Para quem tinha esperança de que o pagamento de emendas parlamentares seguiria critérios mais transparentes e rastreáveis depois da suspensão dos repasses pelo ministro do Supremo Tribunal Federal (STF) Flávio Dino, a Câmara dos Deputados deu uma contundente resposta nesta semana.
O texto garantiu R$ 50,5 bilhões aos deputados e senadores em 2025, praticamente o mesmo valor deste ano, sem atender às condições impostas pelo ministro para liberar os recursos bloqueados. Era um resultado previsível, como este jornal prenunciava em agosto, após a divulgação dos termos do pacto mediado pelo Judiciário para dar fim à crise entre Executivo e Legislativo (ver o editorial A montanha pariu um rato, publicado em 22/8/2024).
A proposta foi elaborada pelo deputado Rubens Pereira Júnior (PT-MA), aliado do ministro Flávio Dino, e um dos vice-líderes do governo, e acabou por ser relatada por Elmar Nascimento (União-BA).
Elmar estava magoado com seu “melhor amigo”, ninguém menos que o atual presidente da Casa, Arthur Lira (PP-AL), após o alagoano ter declarado apoio a Hugo Motta (Republicanos-PB) na disputa pela sucessão da Casa. Lira, então, deu a Elmar a relatoria do projeto, e bastou um dia para que essa bela amizade fosse reconstruída sobre novas bases.
As emendas individuais e de bancada, de execução obrigatória, continuarão a crescer ano a ano.

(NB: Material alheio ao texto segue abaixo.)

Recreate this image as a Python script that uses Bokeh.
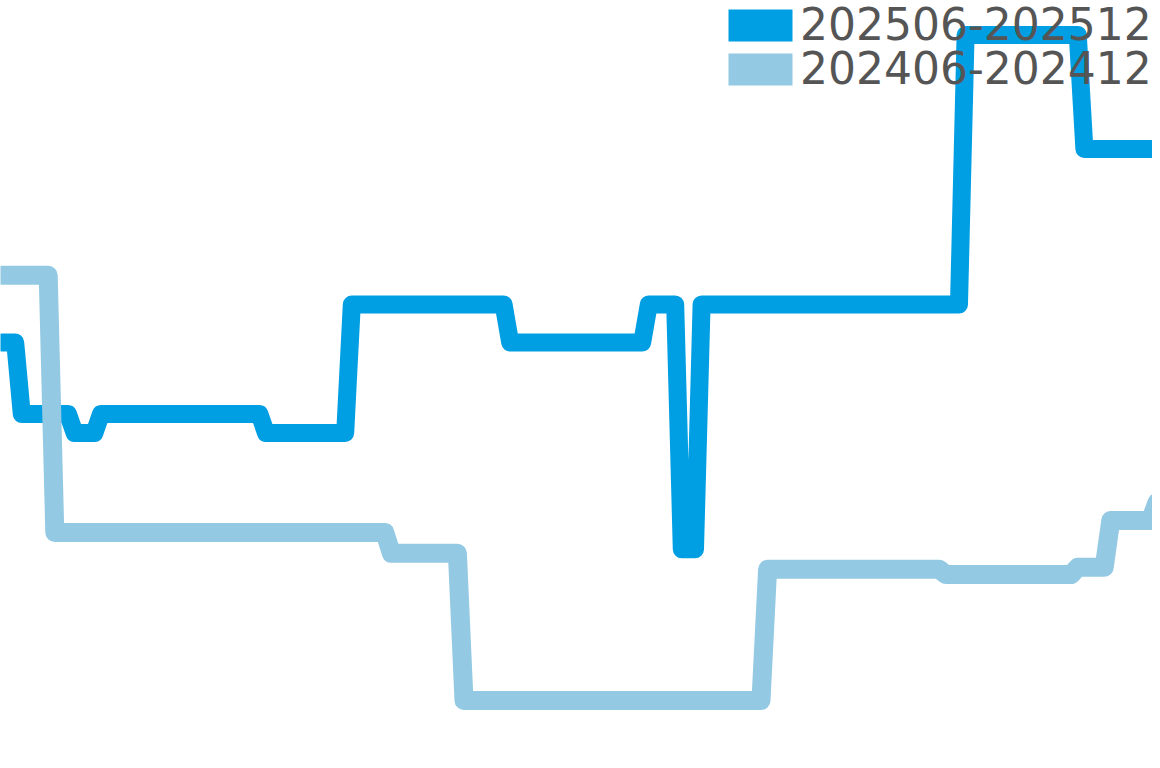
from bokeh.plotting import figure
from bokeh.models import Range1d, Legend, LegendItem
from bokeh.embed import file_html
from bokeh.resources import INLINE

# Day index within the period shown
days = list(range(177))

# Series 202506-202512 (daily values)
s2025 = [
    106.5, 106.5, 106.5,
    88.6, 88.6, 88.6, 88.6, 88.6, 88.6, 88.6, 88.6,
    83.9, 83.9, 83.9, 83.9,
    88.6, 88.6, 88.6, 88.6, 88.6, 88.6, 88.6, 88.6, 88.6, 88.6,
    88.6, 88.6, 88.6, 88.6, 88.6, 88.6, 88.6, 88.6, 88.6, 88.6,
    88.6, 88.6, 88.6, 88.6, 88.6,
    83.9, 83.9, 83.9, 83.9, 83.9, 83.9, 83.9, 83.9, 83.9, 83.9,
    83.9, 83.9, 83.9,
    116.0, 116.0, 116.0, 116.0, 116.0, 116.0, 116.0, 116.0, 116.0, 116.0,
    116.0, 116.0, 116.0, 116.0, 116.0, 116.0, 116.0, 116.0, 116.0, 116.0,
    116.0, 116.0, 116.0, 116.0,
    106.5, 106.5, 106.5, 106.5, 106.5, 106.5, 106.5, 106.5, 106.5, 106.5,
    106.5, 106.5, 106.5, 106.5, 106.5, 106.5, 106.5, 106.5, 106.5, 106.5,
    106.5,
    116.0, 116.0, 116.0, 116.0, 116.0,
    54.8, 54.8, 54.8,
    116.0, 116.0, 116.0, 116.0, 116.0, 116.0, 116.0, 116.0, 116.0, 116.0,
    116.0, 116.0, 116.0, 116.0, 116.0, 116.0, 116.0, 116.0, 116.0, 116.0,
    116.0, 116.0, 116.0, 116.0, 116.0, 116.0, 116.0, 116.0, 116.0, 116.0,
    116.0, 116.0, 116.0, 116.0, 116.0, 116.0, 116.0, 116.0, 116.0, 116.0,
    183.4, 183.4, 183.4, 183.4, 183.4, 183.4, 183.4, 183.4, 183.4, 183.4,
    183.4, 183.4, 183.4, 183.4, 183.4, 183.4, 183.4, 183.4,
    154.9, 154.9, 154.9, 154.9, 154.9, 154.9, 154.9, 154.9, 154.9, 154.9,
    154.9, 154.9, 154.9,
]

# Series 202406-202412 (daily values)
s2024 = [
    123.3, 123.3, 123.3, 123.3, 123.3, 123.3, 123.3, 123.3,
    59.0, 59.0, 59.0, 59.0, 59.0, 59.0, 59.0, 59.0, 59.0, 59.0,
    59.0, 59.0, 59.0, 59.0, 59.0, 59.0, 59.0, 59.0, 59.0, 59.0,
    59.0, 59.0, 59.0, 59.0, 59.0, 59.0, 59.0, 59.0, 59.0, 59.0,
    59.0, 59.0, 59.0, 59.0, 59.0, 59.0, 59.0, 59.0, 59.0, 59.0,
    59.0, 59.0, 59.0, 59.0, 59.0, 59.0, 59.0, 59.0, 59.0, 59.0,
    59.0,
    53.8, 53.8, 53.8, 53.8, 53.8, 53.8, 53.8, 53.8, 53.8, 53.8,
    53.8,
    17.0, 17.0, 17.0, 17.0, 17.0, 17.0, 17.0, 17.0, 17.0, 17.0,
    17.0, 17.0, 17.0, 17.0, 17.0, 17.0, 17.0, 17.0, 17.0, 17.0,
    17.0, 17.0, 17.0, 17.0, 17.0, 17.0, 17.0, 17.0, 17.0, 17.0,
    17.0, 17.0, 17.0, 17.0, 17.0, 17.0, 17.0, 17.0, 17.0, 17.0,
    17.0, 17.0, 17.0, 17.0, 17.0, 17.0,
    49.8, 49.8, 49.8, 49.8, 49.8, 49.8, 49.8, 49.8, 49.8, 49.8,
    49.8, 49.8, 49.8, 49.8, 49.8, 49.8, 49.8, 49.8, 49.8, 49.8,
    49.8, 49.8, 49.8, 49.8, 49.8, 49.8, 49.8,
    48.5, 48.5, 48.5, 48.5, 48.5, 48.5, 48.5, 48.5, 48.5, 48.5,
    48.5, 48.5, 48.5, 48.5, 48.5, 48.5, 48.5, 48.5, 48.5, 48.5,
    50.3, 50.3, 50.3, 50.3, 50.3,
    62.0, 62.0, 62.0, 62.0, 62.0, 62.0, 62.0,
    66.5, 66.5,
]

labels = ["202506-202512", "202406-202412"]
colors = ["#009FE3", "#93C9E3"]

assert len(s2025) == len(days) and len(s2024) == len(days)

W, H = 1152, 760
p = figure(width=W, height=H, output_backend="svg", toolbar_location=None,
           x_range=Range1d(-0.227, 174.32), y_range=Range1d(2, 192),
           min_border=0, background_fill_color="white", border_fill_color="white")
p.axis.visible = False
p.grid.visible = False
p.outline_line_color = None

r_new = p.line(days, s2025, line_color=colors[0], line_width=18,
               line_join="round", line_cap="round")
r_old = p.line(days, s2024, line_color=colors[1], line_width=19,
               line_join="round", line_cap="round")

# legend swatches (rectangles); zero-area quads so nothing shows in the plot
sw_new = p.quad(left=[0], right=[0], top=[0], bottom=[0], fill_color=colors[0], line_color=None)
sw_old = p.quad(left=[0], right=[0], top=[0], bottom=[0], fill_color=colors[1], line_color=None)

legend_style = dict(glyph_width=80, glyph_height=40,
                    label_text_font="DejaVu Sans", label_text_font_size="44px",
                    label_text_color="#555555", label_standoff=0, spacing=0,
                    padding=0, margin=0, border_line_color=None,
                    background_fill_alpha=0)

# two one-item legends so the rows sit 44px apart
legend_w, row_h, pitch = 432, 50, 44
leg1 = Legend(items=[LegendItem(label=labels[0], renderers=[sw_new])],
              location=(W - legend_w, H - row_h), **legend_style)
leg2 = Legend(items=[LegendItem(label=labels[1], renderers=[sw_old])],
              location=(W - legend_w, H - row_h - pitch), **legend_style)
p.add_layout(leg1)
p.add_layout(leg2)

open("out.html", "w").write(file_html(p, INLINE))
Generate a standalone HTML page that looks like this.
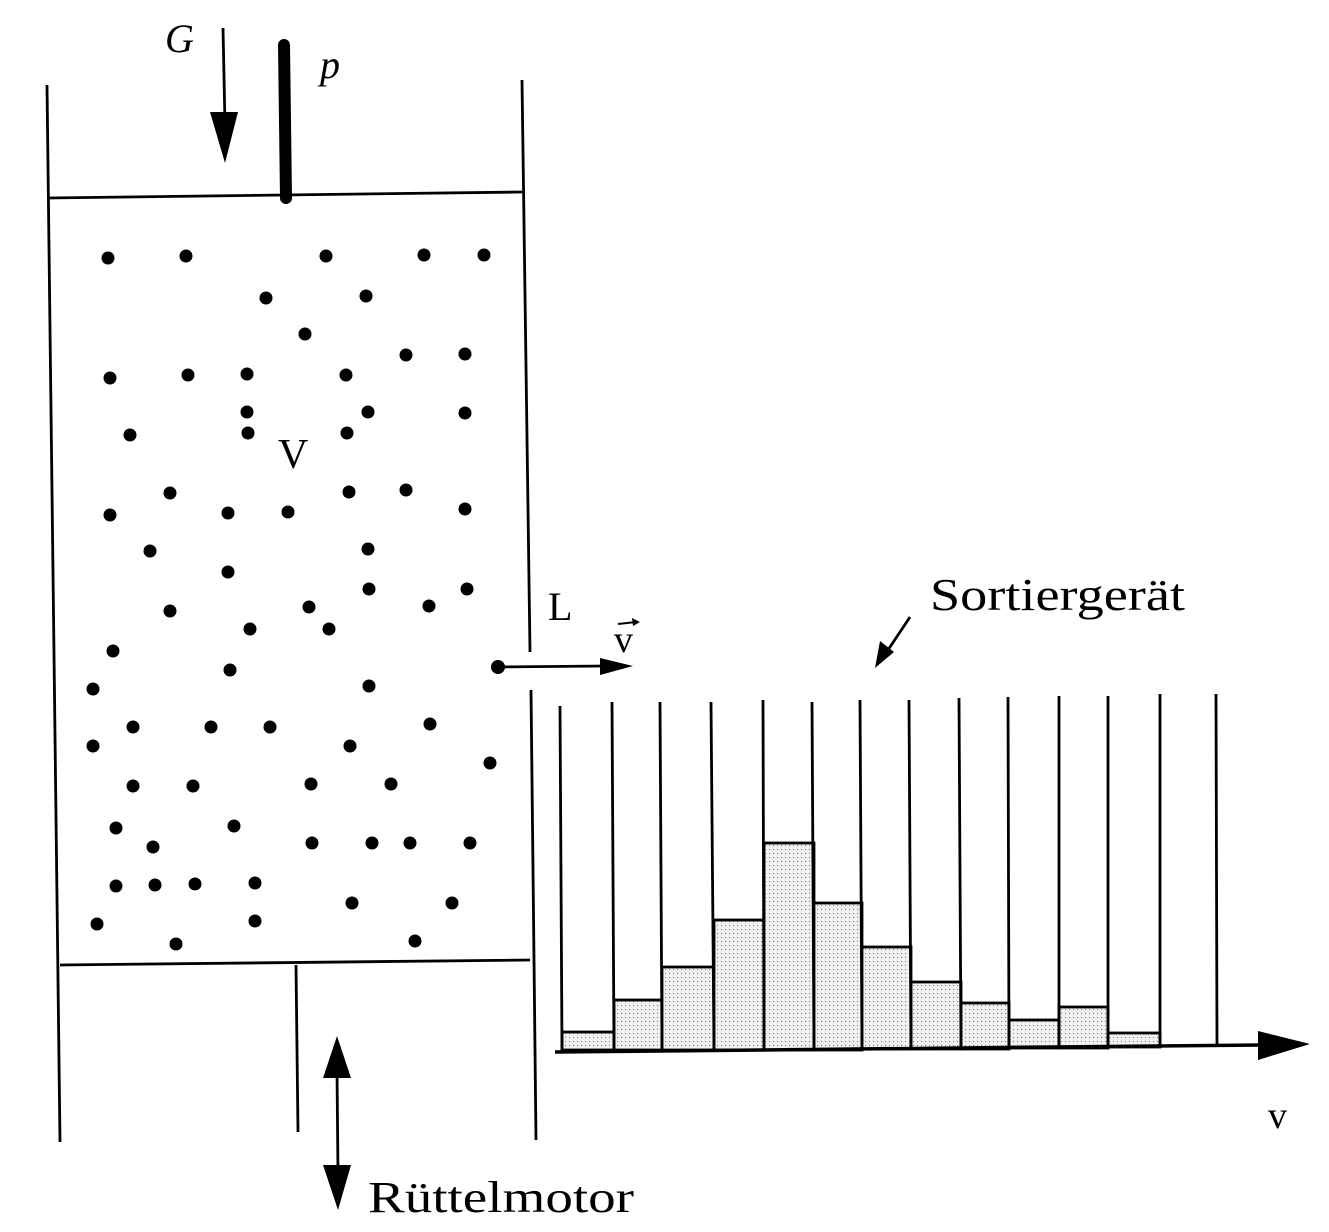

A diferença é que, a partir de 2026, seguirão o arcabouço fiscal, que garante um aumento real, ou seja, acima da inflação, de 2,5%.
Quanto às emendas Pix, um tipo de emenda individual e, portanto, impositiva, os autores deverão indicar o objeto e o valor das indicações, dando preferência a obras inacabadas de Estados e municípios, mas não será exigido cronograma de execução nem assinatura de convênio para o envio dos recursos.
Ainda em relação às emendas de bancada estadual, a exigência de que sejam restritas a projetos e ações estruturantes foi flexibilizada e a lista, ampliada. Os parlamentares poderão dividir os recursos individualmente e também poderão destinar verba para outros Estados.
Herdeiras das emendas de relator, que deram base ao “orçamento secreto”, esquema revelado pelo Estadão, as emendas de comissão partirão do patamar de R$ 11,5 bilhões, serão corrigidas pela inflação – privilégio garantido somente às despesas obrigatórias – e só poderão ser bloqueadas na mesma proporção dos demais gastos discricionários.
Além disso, não será preciso identificar os nomes dos padrinhos das emendas de comissão, uma afronta não só à decisão mais recente de Flávio Dino, como à do plenário do STF em 2022, quando foi reconhecida a inconstitucionalidade do “orçamento secreto”. Caberá aos líderes, e não aos colegiados, determinar o destino do dinheiro.
O texto recebeu 330 votos favoráveis e 74 contrários. Ele ainda será submetido ao Senado, mas por lá tampouco enfrentará problemas. O Congresso tem pressa para liberar os R$ 17,5 bilhões bloqueados pela decisão de Dino e, de acordo com o presidente da Casa, Rodrigo Pacheco (PSD-MG), a proposta deve ser analisada já na próxima semana.
Se aprovada, a medida deve referendar as mudanças iniciadas pelo Congresso há quase dez anos. Foi em março de 2015, logo após a reeleição da então presidente Dilma Rousseff, que a primeira de uma série de emendas constitucionais que alteraram a execução das emendas parlamentares foi aprovada, em uma sessão da Câmara liderada por aquele que se tornaria o algoz da petista, Eduardo Cunha (MDB-RJ), líder do mesmo grupo político de Arthur Lira e de Hugo Motta.
O impacto desse movimento no processo eleitoral não pode ser desprezado. Enquanto essas indicações abocanhavam um espaço crescente do Orçamento Geral da União, deputados e senadores consolidavam suas bases eleitorais. Na disputa deste ano, a proporção de prefeitos reeleitos foi de 80%, a maior dos últimos 20 anos, e, nas 112 cidades mais contempladas com emendas, o sucesso foi ainda maior e alcançou impressionantes 93,7%.
Com o projeto aprovado nesta semana, tudo muda para continuar como está, exatamente como a cúpula do Legislativo desejava.